Fix the errors early on and they do not propagate through the model.

Use FIRST N  to limit data.

If a global Limited Load from debug does not load valid data for testing you can use a FIRST command to limit the rows from a large table for testing. This has to prefix each load you want to limit. The number is an integer with no thousand separator  e.g. FIRST 10000

REMEMBER TO REMOVE ANY FIRST N COMMANDS WHEN TESTING IS FINISHED - USE SEARCH & REPLACE!

Avoid using Joins

I see you have some joins of tables that only have a few columns - I would not use a join but would use a mapping load even if it needs 5 or 6 mapping tables to get the result as this is faster than using joins.

For example this join could be done using 2 mapping tables Material_2_MUG_Desc  & Material_2_Mat_Desc

     LEFT JOIN(TEMP_CustomFLWithOutTPData)

     LOAD Material,

          [MUG Description] AS CFLMUGDescription,

          [Material Description] AS CFLMaterialDescription

     RESIDENt TABLE_PDM;

For more details see this post  Don't join - use Applymap instead

Try using QVDs instead of RESIDENT load

It may be worth testing using QVDs instead of resident tables.

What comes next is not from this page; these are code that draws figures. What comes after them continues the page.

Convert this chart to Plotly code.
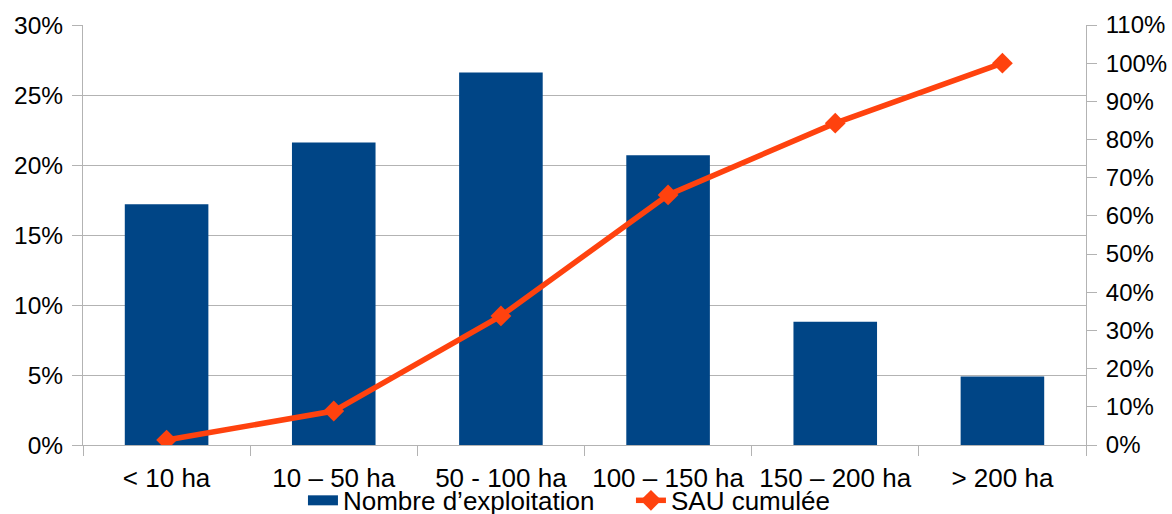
import plotly.graph_objects as go

categories = ["< 10 ha", "10 – 50 ha", "50 - 100 ha", "100 – 150 ha", "150 – 200 ha", "> 200 ha"]
nombre_exploitation = [0.172, 0.216, 0.266, 0.207, 0.088, 0.049]
sau_cumulee = [0.013, 0.089, 0.338, 0.655, 0.843, 1.0]

FONT = "Liberation Sans, Arial, sans-serif"
GRID = "#b3b3b3"
BLUE = "#004586"
ORANGE = "#ff420e"

fig = go.Figure()
fig.add_trace(go.Bar(
    x=categories, y=nombre_exploitation, name="Nombre d’exploitation",
    marker=dict(color=BLUE, line=dict(width=0)), yaxis="y", showlegend=False,
))
# legend entry drawn as a wide rectangle like the reference
fig.add_trace(go.Scatter(
    x=[None], y=[None], name="Nombre d’exploitation", mode="lines",
    line=dict(color=BLUE, width=16), yaxis="y", legendrank=1,
))
fig.add_trace(go.Scatter(
    x=categories, y=sau_cumulee, name="SAU cumulée", mode="lines+markers",
    line=dict(color=ORANGE, width=5.5),
    marker=dict(symbol="diamond", size=16, color=ORANGE),
    yaxis="y2", legendrank=2,
))

fig.update_layout(
    width=1172, height=514,
    margin=dict(l=83, r=86, t=25, b=69, autoexpand=False),
    paper_bgcolor="white", plot_bgcolor="white",
    font=dict(family=FONT, size=24, color="black"),
    bargap=0.5,
    showlegend=True,
    legend=dict(orientation="h", x=0.2193, xanchor="left", y=-0.076, yanchor="top",
                font=dict(size=26), tracegroupgap=0, itemwidth=30, entrywidth=283,
                bgcolor="rgba(0,0,0,0)"),
    xaxis=dict(
        type="category", showgrid=False, showline=True, linecolor=GRID, linewidth=1,
        ticks="outside", tickson="boundaries", ticklen=10, tickcolor=GRID,
        tickfont=dict(size=26), ticklabelstandoff=10,
    ),
    yaxis=dict(
        range=[0, 0.3], dtick=0.05, tickformat=".0%", showgrid=True, gridcolor=GRID,
        showline=True, linecolor=GRID, ticks="outside", ticklen=10, tickcolor=GRID,
        zeroline=False, tickfont=dict(size=24.5), ticklabelstandoff=4,
    ),
    yaxis2=dict(
        range=[0, 1.1], dtick=0.1, tickformat=".0%", overlaying="y", side="right",
        showgrid=False, showline=True, linecolor=GRID, ticks="outside", ticklen=10,
        tickcolor=GRID, zeroline=False, tickfont=dict(size=24), ticklabelstandoff=4,
    ),
)

fig.write_html(
    "out.html",
    config={"displayModeBar": False},
    post_script="document.body.style.margin='0';document.body.style.overflow='hidden';",
)
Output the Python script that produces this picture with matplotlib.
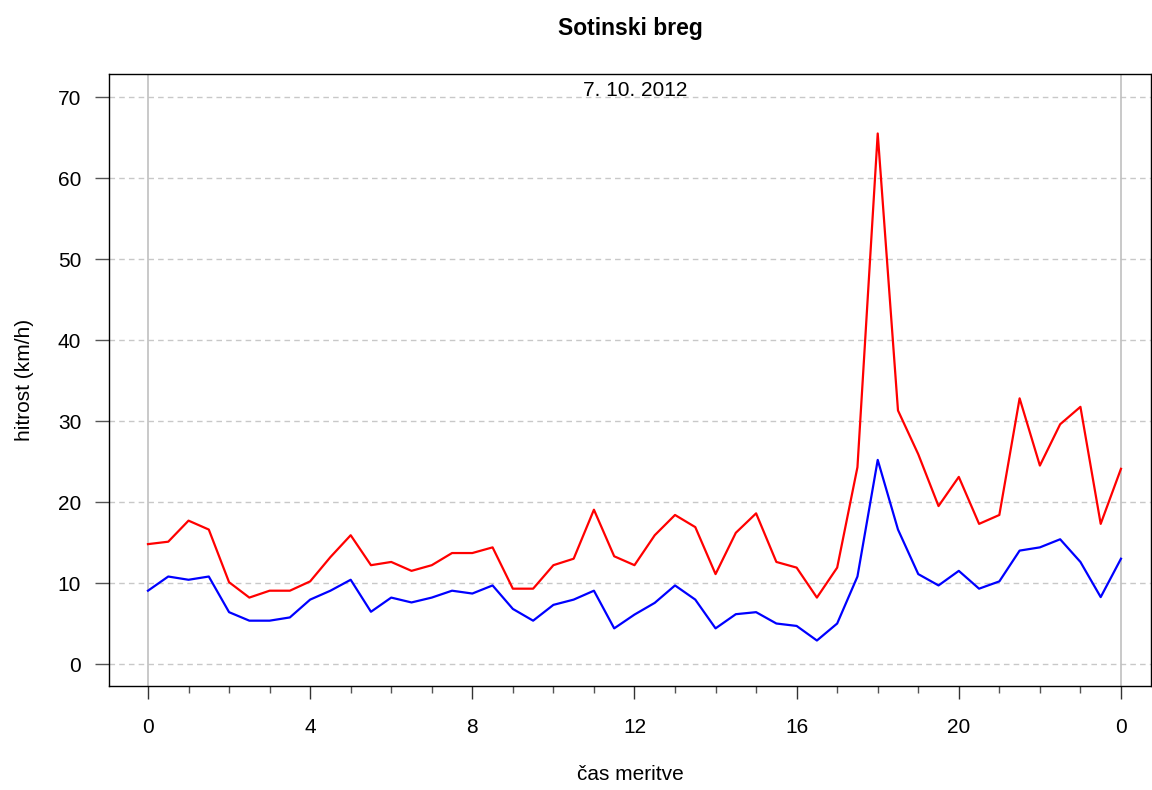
import numpy as np
import matplotlib
matplotlib.use("Agg")
import matplotlib.pyplot as plt

plt.rcParams['font.family'] = ['Liberation Sans', 'DejaVu Sans']

# half-hour measurements, 0:00 to 24:00
ura = np.arange(49) * 0.5
sunki = [14.8, 15.1, 17.7, 16.6, 10.1, 8.2, 9.05, 9.05, 10.2, 13.2,
         15.9, 12.2, 12.6, 11.5, 12.2, 13.7, 13.7, 14.4, 9.3, 9.3,
         12.2, 13.0, 19.05, 13.3, 12.2, 15.9, 18.4, 16.9, 11.1, 16.2,
         18.6, 12.6, 11.9, 8.2, 11.9, 24.3, 65.5, 31.3, 25.9, 19.5,
         23.1, 17.3, 18.4, 32.8, 24.5, 29.6, 31.75, 17.3, 24.1]
povprecje = [9.05, 10.8, 10.4, 10.8, 6.4, 5.35, 5.35, 5.75, 7.95, 9.05,
             10.4, 6.45, 8.2, 7.6, 8.2, 9.05, 8.7, 9.7, 6.8, 5.35,
             7.3, 7.95, 9.05, 4.4, 6.1, 7.55, 9.7, 7.95, 4.4, 6.15,
             6.4, 5.0, 4.7, 2.9, 5.0, 10.8, 25.2, 16.6, 11.1, 9.7,
             11.5, 9.3, 10.2, 14.0, 14.4, 15.4, 12.6, 8.26, 13.0]
xticks = [0, 4, 8, 12, 16, 20, 24]
xticklabels = ['0', '4', '8', '12', '16', '20', '0']
yticks = [0, 10, 20, 30, 40, 50, 60, 70]

fig = plt.figure(figsize=(11.52, 7.9), dpi=100)
ax = fig.add_axes([0.0946, 0.1316, 0.9045, 0.7747])

for y in yticks:
    ax.axhline(y, color='#c8c8c8', lw=1, ls=(0, (4, 3)), zorder=0)
for x in [0, 24]:
    ax.axvline(x, color='#c0c0c0', lw=1.2, zorder=0)

ax.plot(ura, sunki, color='#ff0000', lw=1.6)
ax.plot(ura, povprecje, color='#0000ff', lw=1.6)

ax.set_xlim(-0.962, 24.74)
ax.set_ylim(-2.72, 72.84)

ax.set_xticks(xticks)
ax.set_xticklabels(xticklabels, fontsize=15)
ax.set_xticks(np.arange(0, 25, 1), minor=True)
ax.set_yticks(yticks)
ax.set_yticklabels([str(v) for v in yticks], fontsize=15)
ax.tick_params(axis='x', which='major', length=9, width=1, color='#333333', pad=14)
ax.tick_params(axis='x', which='minor', length=5, width=1, color='#555555')
ax.tick_params(axis='y', which='major', length=10, width=1, color='#555555', pad=10)

for s in ax.spines.values():
    s.set_linewidth(1)
    s.set_color('black')

ax.set_xlabel('čas meritve', fontsize=15, labelpad=20)
ax.set_ylabel('hitrost (km/h)', fontsize=15, labelpad=17)
ax.set_title('Sotinski breg', fontsize=16.5, fontweight='bold', pad=28)
ax.text(0.505, 0.988, '7. 10. 2012', transform=ax.transAxes, ha='center', va='top', fontsize=15)

fig.savefig('out.png', dpi=100)
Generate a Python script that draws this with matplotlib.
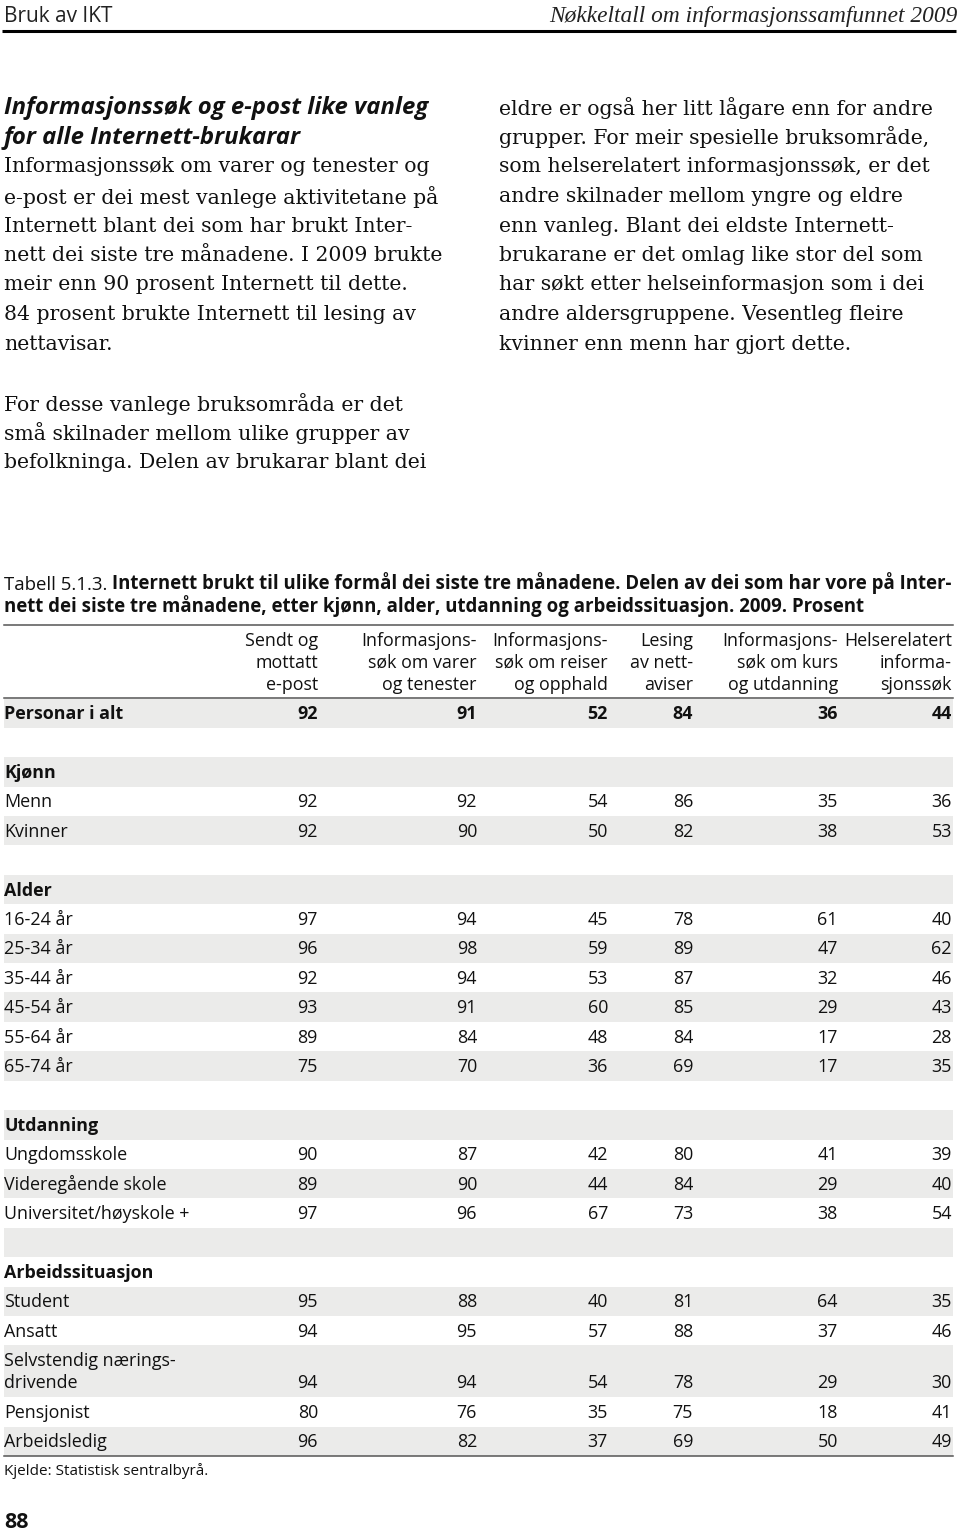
import matplotlib
matplotlib.use("Agg")
import matplotlib.pyplot as plt

# table data
columns = [
    ["Sendt og", "mottatt", "e-post"],
    ["Informasjons-", "søk om varer", "og tenester"],
    ["Informasjons-", "søk om reiser", "og opphald"],
    ["Lesing", "av nett-", "aviser"],
    ["Informasjons-", "søk om kurs", "og utdanning"],
    ["Helserelatert", "informa-", "sjonssøk"],
]
total = [92, 91, 52, 84, 36, 44]

kjonn_labels = ["Menn", "Kvinner"]
kjonn = [[92, 92, 54, 86, 35, 36],
         [92, 90, 50, 82, 38, 53]]

alder_labels = ["16-24 år", "25-34 år", "35-44 år", "45-54 år", "55-64 år", "65-74 år"]
alder = [[97, 94, 45, 78, 61, 40],
         [96, 98, 59, 89, 47, 62],
         [92, 94, 53, 87, 32, 46],
         [93, 91, 60, 85, 29, 43],
         [89, 84, 48, 84, 17, 28],
         [75, 70, 36, 69, 17, 35]]

utd_labels = ["Ungdomsskole", "Videregående skole", "Universitet/høyskole +"]
utd = [[90, 87, 42, 80, 41, 39],
       [89, 90, 44, 84, 29, 40],
       [97, 96, 67, 73, 38, 54]]

arb_labels = ["Student", "Ansatt", "Selvstendig nærings-\ndrivende", "Pensjonist", "Arbeidsledig"]
arb = [[95, 88, 40, 81, 64, 35],
       [94, 95, 57, 88, 37, 46],
       [94, 94, 54, 78, 29, 30],
       [80, 76, 35, 75, 18, 41],
       [96, 82, 37, 69, 50, 49]]

left_head = ["Informasjonssøk og e-post like vanleg", "for alle Internett-brukarar"]
left_body = [
    "Informasjonssøk om varer og tenester og",
    "e-post er dei mest vanlege aktivitetane på",
    "Internett blant dei som har brukt Inter-",
    "nett dei siste tre månadene. I 2009 brukte",
    "meir enn 90 prosent Internett til dette.",
    "84 prosent brukte Internett til lesing av",
    "nettavisar.",
]
left_body2 = [
    "For desse vanlege bruksområda er det",
    "små skilnader mellom ulike grupper av",
    "befolkninga. Delen av brukarar blant dei",
]
right_body = [
    "eldre er også her litt lågare enn for andre",
    "grupper. For meir spesielle bruksområde,",
    "som helserelatert informasjonssøk, er det",
    "andre skilnader mellom yngre og eldre",
    "enn vanleg. Blant dei eldste Internett-",
    "brukarane er det omlag like stor del som",
    "har søkt etter helseinformasjon som i dei",
    "andre aldersgruppene. Vesentleg fleire",
    "kvinner enn menn har gjort dette.",
]

SANS = ["Open Sans", "DejaVu Sans"]
SERIF = ["DejaVu Serif"]
GREY = "#ebebea"
FS = 12.9      # table font size
BODY = 14.7    # serif body size

fig = plt.figure(figsize=(9.6, 15.37), dpi=100)
ax = fig.add_axes([0, 0, 1, 1])
ax.set_xlim(0, 960)
ax.set_ylim(1537, 0)
ax.axis("off")

# page header
ax.text(4, 22, "Bruk av IKT", family=["Liberation Sans Narrow", "Open Sans"], fontsize=15,
        va="baseline", color="#222")
ax.text(958, 22, "Nøkkeltall om informasjonssamfunnet 2009", family=["Liberation Serif"],
        style="italic", fontsize=16.8, ha="right", va="baseline", color="#222")
ax.plot([2, 956], [31, 31], color="black", lw=2.2, solid_capstyle="butt")

# text columns
for i, s in enumerate(left_head):
    ax.text(4, 108 + i * 29.5, s, family=SANS, weight="bold", style="italic",
            fontsize=17.2, va="center", color="#111")
for i, s in enumerate(left_body):
    ax.text(4, 167 + i * 29.5, s, family=SERIF, fontsize=BODY, va="center", color="#111")
for i, s in enumerate(left_body2):
    ax.text(4, 404 + i * 29.5, s, family=SERIF, fontsize=BODY, va="center", color="#111")
for i, s in enumerate(right_body):
    ax.text(499, 108 + i * 29.5, s, family=SERIF, fontsize=BODY, va="center", color="#111")

# table caption
t1 = ax.text(4, 590, "Tabell 5.1.3. ", family=SANS, fontsize=13.4, va="baseline", color="#111")
ax.annotate("Internett brukt til ulike formål dei siste tre månadene. Delen av dei som har vore på Inter-",
            xy=(1, 0), xycoords=t1, ha="left", va="bottom", family=SANS, weight="bold",
            fontsize=13.4, color="#111")
ax.text(4, 612, "nett dei siste tre månadene, etter kjønn, alder, utdanning og arbeidssituasjon. 2009. Prosent",
        family=SANS, weight="bold", fontsize=13.4, va="baseline", color="#111")

x0, x1 = 4, 953
col_right = [318, 477, 608, 693, 838, 952]
ax.plot([x0, x1], [625, 625], color="#555", lw=1.1)
for c, lines in enumerate(columns):
    for j, s in enumerate(lines):
        ax.text(col_right[c], 641 + j * 22, s, family=SANS, fontsize=FS, ha="right",
                va="center", color="#111")
ax.plot([x0, x1], [698, 698], color="#555", lw=1.1)

# build rows
rows = [("Personar i alt", total, "total"), ("", None, "blank")]
for name, labels, vals in [("Kjønn", kjonn_labels, kjonn), ("Alder", alder_labels, alder),
                           ("Utdanning", utd_labels, utd), ("Arbeidssituasjon", arb_labels, arb)]:
    rows.append((name, None, "group"))
    for lab, v in zip(labels, vals):
        rows.append((lab, v, "row"))
    if name != "Arbeidssituasjon":
        rows.append(("", None, "blank"))

h = 29.4
y = 698.5
for k, (lab, vals, kind) in enumerate(rows):
    nlines = lab.count("\n") + 1
    rh = h if nlines == 1 else 52
    if k % 2 == 0:
        ax.fill_between([x0, x1], y, y + rh, color=GREY, lw=0)
    bold = kind in ("total", "group")
    if nlines == 1:
        ty = y + rh / 2 + 1
        ax.text(x0, ty, lab, family=SANS, fontsize=FS, weight="bold" if bold else "normal",
                va="center", color="#111")
    else:
        parts = lab.split("\n")
        ty = y + rh / 2 + 12
        ax.text(x0, y + rh / 2 - 10, parts[0], family=SANS, fontsize=FS, va="center", color="#111")
        ax.text(x0, ty, parts[1], family=SANS, fontsize=FS, va="center", color="#111")
    if vals is not None:
        for c, v in enumerate(vals):
            ax.text(col_right[c], ty, str(v), family=SANS, fontsize=FS,
                    weight="bold" if bold else "normal", ha="right", va="center", color="#111")
    y += rh

ax.plot([x0, x1], [y, y], color="#555", lw=1.1)
ax.text(4, y + 15, "Kjelde: Statistisk sentralbyrå.", family=SANS, fontsize=11,
        va="center", color="#111")
ax.text(4, 1523, "88", family=SANS, weight="bold", fontsize=15.5, va="center", color="#111")

fig.savefig("out.png", dpi=100)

I have found in some cases it is faster to store a table to QVD, drop the original table and reload the QVD compared to using RESIDENT.

Finally read the Best Practices for Data Modelling that has been posted earlier in this thread.

Not applicable
Author

To all ,

I have a big doubt regarding the QVW size before and after editing script for loading some more qvds. Actual size of my qvw was 191 mb and after adding load statements for some more qvds made the qvw file size to 306 mb. But the load was not completed successfully at all. How does this size change occurred ?

-James

Not applicable
Author

Colin Albert / Ruben Marin ,

Any idea about this size change ?

rubenmarin

If the load wasn't completed I don't have a clue about size change. The last modified date coincides with that failed load? some scheduled task overwriting the file?

Is the ErrorMode set to 0? this will ignore errors on reload.

Colin-Albert

If the reload fails, then the QVW will not be overwritten and the file should remain as-is before the reload started.

I do not know why you are seeing a change in file size.

When the reload was not successfull, did the task indicate as failed with a red X in the status window or was the task showing as successful in the task history?